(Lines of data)

%%

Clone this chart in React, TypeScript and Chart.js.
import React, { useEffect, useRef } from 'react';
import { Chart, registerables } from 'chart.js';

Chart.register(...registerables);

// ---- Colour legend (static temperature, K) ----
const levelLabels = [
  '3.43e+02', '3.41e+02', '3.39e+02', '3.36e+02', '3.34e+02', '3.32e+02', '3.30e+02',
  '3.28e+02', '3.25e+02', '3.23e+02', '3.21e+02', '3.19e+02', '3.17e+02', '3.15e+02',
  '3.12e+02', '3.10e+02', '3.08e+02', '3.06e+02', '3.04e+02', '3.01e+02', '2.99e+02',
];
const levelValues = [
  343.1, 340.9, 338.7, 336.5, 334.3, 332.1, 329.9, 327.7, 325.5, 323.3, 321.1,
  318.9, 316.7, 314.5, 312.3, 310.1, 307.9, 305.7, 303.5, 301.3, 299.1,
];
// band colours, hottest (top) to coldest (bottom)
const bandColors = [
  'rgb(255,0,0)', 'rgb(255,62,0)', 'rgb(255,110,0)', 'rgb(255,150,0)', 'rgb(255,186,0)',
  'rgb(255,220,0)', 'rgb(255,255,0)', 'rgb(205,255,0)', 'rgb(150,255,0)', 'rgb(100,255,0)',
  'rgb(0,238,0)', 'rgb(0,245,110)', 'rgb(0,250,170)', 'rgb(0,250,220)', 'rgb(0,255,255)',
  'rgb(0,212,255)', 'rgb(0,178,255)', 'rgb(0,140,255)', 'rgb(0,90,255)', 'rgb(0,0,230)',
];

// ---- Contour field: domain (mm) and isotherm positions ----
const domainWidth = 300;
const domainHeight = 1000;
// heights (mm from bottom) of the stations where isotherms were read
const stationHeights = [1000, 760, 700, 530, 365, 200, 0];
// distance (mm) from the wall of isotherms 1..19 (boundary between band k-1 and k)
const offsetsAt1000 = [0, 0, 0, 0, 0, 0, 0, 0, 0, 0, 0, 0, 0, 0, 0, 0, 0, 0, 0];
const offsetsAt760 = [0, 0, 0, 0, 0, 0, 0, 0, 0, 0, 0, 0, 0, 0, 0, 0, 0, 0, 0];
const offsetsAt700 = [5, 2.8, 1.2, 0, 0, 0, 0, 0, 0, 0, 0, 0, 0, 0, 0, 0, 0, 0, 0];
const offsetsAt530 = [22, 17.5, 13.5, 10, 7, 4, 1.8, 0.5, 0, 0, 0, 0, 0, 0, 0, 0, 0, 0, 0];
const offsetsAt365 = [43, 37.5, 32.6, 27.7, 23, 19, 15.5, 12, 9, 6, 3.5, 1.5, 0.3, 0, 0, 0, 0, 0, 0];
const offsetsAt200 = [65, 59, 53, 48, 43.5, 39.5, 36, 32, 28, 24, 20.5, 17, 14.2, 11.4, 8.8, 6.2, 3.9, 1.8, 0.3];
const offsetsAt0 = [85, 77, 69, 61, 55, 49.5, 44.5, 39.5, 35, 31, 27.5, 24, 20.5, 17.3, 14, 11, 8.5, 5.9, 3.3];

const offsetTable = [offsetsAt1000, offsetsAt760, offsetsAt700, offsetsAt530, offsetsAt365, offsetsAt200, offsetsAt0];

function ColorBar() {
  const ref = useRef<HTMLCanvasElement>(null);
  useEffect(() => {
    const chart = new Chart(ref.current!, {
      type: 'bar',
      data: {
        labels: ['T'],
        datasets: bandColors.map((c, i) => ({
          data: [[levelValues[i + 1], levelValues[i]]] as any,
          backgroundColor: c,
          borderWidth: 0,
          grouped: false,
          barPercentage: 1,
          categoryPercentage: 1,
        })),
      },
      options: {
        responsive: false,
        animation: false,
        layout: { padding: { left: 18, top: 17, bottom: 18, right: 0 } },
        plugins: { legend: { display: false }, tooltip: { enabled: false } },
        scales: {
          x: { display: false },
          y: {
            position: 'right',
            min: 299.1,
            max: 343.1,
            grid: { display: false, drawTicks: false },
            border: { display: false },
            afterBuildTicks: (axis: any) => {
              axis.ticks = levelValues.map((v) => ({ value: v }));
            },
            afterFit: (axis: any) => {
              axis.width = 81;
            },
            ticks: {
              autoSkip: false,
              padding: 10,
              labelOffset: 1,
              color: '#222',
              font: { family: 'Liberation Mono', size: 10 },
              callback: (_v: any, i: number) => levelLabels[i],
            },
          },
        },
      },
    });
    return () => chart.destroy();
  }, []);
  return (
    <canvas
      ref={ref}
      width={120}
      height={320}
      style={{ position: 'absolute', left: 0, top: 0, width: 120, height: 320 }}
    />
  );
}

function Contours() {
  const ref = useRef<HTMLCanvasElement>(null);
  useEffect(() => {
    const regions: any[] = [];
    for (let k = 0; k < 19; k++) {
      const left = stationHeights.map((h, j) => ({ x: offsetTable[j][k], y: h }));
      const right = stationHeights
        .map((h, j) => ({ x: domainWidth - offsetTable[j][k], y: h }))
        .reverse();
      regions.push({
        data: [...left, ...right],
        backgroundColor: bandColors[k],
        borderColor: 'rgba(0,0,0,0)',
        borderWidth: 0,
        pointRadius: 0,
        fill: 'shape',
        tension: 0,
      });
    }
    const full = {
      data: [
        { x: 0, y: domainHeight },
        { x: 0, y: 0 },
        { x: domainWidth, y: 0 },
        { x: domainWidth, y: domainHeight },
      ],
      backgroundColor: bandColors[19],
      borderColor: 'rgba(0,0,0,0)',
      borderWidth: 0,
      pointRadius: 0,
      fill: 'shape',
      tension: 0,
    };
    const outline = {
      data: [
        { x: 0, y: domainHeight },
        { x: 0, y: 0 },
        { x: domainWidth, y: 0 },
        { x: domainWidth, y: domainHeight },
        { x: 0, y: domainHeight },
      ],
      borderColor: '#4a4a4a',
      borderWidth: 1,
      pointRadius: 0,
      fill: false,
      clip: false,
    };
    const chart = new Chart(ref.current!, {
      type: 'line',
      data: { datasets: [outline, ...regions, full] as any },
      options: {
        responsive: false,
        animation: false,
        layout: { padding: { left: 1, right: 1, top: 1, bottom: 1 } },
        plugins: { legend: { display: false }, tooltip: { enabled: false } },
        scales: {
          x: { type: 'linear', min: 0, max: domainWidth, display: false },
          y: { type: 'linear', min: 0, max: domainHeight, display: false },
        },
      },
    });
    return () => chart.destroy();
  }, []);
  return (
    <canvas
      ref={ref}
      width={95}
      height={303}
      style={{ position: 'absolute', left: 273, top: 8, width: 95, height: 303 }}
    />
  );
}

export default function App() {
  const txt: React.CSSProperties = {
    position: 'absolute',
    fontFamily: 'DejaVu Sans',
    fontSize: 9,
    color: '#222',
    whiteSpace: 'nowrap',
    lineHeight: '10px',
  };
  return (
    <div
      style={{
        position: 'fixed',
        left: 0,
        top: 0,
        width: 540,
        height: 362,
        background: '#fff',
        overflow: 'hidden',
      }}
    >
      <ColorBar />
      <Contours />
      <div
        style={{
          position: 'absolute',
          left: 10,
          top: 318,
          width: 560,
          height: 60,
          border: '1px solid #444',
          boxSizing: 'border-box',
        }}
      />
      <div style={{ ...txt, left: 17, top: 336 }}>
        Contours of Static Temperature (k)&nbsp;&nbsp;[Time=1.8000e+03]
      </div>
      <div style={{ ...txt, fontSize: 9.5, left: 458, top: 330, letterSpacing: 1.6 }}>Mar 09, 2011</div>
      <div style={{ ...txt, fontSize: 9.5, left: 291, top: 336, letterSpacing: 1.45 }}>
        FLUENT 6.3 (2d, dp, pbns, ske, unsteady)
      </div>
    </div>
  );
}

%%
%%

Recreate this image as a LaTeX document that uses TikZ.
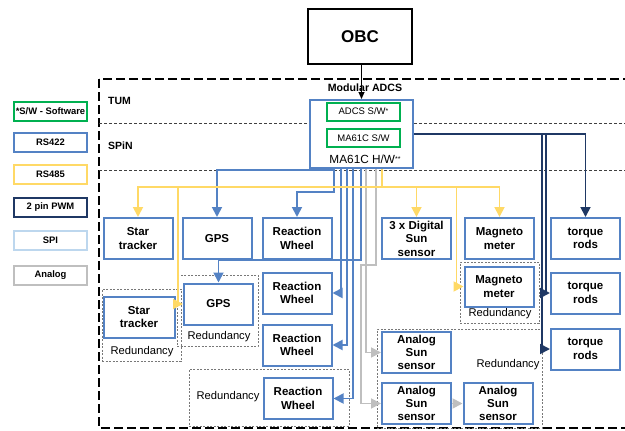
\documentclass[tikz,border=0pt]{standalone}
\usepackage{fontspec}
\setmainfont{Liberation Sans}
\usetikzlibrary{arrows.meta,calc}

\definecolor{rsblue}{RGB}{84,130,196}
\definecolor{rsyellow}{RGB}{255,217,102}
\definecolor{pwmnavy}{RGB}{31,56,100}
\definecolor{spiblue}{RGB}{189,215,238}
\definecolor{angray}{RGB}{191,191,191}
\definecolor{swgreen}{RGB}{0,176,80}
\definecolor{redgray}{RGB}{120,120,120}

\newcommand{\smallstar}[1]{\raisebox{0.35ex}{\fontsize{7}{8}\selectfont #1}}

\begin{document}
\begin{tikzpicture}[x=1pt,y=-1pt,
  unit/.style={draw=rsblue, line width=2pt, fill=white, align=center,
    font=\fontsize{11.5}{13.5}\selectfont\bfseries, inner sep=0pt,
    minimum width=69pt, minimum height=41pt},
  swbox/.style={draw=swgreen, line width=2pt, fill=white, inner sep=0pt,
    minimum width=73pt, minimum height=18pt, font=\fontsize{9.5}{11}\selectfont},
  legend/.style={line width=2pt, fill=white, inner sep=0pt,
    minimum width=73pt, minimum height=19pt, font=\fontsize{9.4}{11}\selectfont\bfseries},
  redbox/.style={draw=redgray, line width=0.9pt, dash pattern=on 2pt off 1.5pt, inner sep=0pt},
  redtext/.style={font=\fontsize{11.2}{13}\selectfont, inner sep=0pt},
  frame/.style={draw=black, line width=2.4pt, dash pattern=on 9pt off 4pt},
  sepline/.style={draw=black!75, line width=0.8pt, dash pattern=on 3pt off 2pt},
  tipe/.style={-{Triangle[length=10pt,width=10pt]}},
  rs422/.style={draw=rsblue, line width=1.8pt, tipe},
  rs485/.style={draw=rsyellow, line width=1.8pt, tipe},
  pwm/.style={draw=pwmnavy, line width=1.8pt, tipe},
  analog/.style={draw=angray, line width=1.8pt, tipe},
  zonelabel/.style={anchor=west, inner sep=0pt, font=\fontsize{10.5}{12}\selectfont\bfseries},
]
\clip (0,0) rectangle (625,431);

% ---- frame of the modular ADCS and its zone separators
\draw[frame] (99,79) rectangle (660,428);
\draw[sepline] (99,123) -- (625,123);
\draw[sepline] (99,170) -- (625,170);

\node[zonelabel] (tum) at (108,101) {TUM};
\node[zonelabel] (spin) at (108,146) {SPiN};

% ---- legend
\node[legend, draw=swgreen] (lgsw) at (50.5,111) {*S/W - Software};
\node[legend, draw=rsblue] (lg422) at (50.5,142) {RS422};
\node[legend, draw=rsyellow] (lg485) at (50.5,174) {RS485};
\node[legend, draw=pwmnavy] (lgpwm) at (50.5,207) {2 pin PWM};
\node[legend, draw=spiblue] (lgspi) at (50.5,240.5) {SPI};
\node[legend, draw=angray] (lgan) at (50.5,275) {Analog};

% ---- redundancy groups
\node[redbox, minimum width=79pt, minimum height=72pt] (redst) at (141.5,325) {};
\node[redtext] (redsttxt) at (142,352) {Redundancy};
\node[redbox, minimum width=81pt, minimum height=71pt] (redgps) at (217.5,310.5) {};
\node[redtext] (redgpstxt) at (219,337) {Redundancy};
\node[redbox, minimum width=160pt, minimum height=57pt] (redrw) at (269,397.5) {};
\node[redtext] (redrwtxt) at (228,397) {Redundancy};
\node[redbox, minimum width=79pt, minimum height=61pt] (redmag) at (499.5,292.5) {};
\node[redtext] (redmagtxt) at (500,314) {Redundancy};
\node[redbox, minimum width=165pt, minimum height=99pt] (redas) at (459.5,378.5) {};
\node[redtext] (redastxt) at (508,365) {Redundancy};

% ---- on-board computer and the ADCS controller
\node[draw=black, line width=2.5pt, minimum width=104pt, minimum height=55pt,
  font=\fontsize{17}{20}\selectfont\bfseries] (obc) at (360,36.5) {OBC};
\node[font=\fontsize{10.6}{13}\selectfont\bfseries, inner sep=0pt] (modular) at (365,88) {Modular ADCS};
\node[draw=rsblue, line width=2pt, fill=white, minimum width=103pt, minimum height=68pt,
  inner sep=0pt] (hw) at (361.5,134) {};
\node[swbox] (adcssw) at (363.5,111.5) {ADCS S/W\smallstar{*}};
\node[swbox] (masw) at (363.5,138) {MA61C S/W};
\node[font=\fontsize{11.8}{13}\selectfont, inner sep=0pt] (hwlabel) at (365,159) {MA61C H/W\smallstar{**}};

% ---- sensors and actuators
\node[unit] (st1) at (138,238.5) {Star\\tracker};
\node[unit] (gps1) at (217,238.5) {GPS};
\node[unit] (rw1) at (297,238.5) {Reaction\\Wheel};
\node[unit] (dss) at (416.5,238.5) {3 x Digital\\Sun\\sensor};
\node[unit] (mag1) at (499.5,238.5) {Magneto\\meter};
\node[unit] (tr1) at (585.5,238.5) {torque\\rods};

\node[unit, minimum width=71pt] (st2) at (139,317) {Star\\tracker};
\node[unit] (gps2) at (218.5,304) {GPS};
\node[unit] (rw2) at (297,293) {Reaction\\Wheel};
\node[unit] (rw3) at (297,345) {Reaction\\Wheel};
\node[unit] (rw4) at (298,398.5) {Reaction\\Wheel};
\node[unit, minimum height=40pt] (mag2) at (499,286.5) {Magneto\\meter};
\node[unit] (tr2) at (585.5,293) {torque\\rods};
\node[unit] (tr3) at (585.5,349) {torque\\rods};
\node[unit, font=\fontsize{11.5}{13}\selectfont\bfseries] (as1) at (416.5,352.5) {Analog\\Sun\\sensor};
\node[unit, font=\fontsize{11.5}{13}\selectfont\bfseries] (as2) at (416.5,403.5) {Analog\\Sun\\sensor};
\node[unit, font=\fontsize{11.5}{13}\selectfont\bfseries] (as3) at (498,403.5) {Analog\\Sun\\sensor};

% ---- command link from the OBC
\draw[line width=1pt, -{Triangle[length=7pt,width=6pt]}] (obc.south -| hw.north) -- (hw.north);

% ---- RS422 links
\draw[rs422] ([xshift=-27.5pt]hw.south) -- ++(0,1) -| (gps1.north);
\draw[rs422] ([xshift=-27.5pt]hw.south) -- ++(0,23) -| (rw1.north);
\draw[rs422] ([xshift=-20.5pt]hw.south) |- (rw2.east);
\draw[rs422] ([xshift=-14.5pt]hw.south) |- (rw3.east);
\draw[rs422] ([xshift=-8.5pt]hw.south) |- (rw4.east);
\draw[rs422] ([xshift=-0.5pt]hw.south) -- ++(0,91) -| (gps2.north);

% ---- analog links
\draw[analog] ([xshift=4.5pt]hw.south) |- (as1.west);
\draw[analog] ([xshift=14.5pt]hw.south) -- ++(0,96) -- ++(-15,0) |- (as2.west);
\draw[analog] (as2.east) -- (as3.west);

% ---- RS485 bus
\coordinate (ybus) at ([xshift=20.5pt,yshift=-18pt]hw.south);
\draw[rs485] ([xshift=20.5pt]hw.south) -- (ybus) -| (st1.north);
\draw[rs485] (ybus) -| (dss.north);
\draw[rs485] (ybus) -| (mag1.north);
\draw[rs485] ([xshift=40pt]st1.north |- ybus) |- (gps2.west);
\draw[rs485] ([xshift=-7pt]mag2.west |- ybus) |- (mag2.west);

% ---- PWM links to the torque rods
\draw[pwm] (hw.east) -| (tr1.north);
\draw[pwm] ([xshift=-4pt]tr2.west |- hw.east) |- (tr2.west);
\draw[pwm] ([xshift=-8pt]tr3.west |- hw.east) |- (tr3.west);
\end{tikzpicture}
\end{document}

%%

> [GIVEN INSTRUCTION]: Retype, exactly and in full, the lines above from the one containing "Clone this chart" through the one containing "Chart.register(...registerables);".

> [COMPLETE ANSWER]:
Clone this chart in React, TypeScript and Chart.js.
import React, { useEffect, useRef } from 'react';
import { Chart, registerables } from 'chart.js';

Chart.register(...registerables);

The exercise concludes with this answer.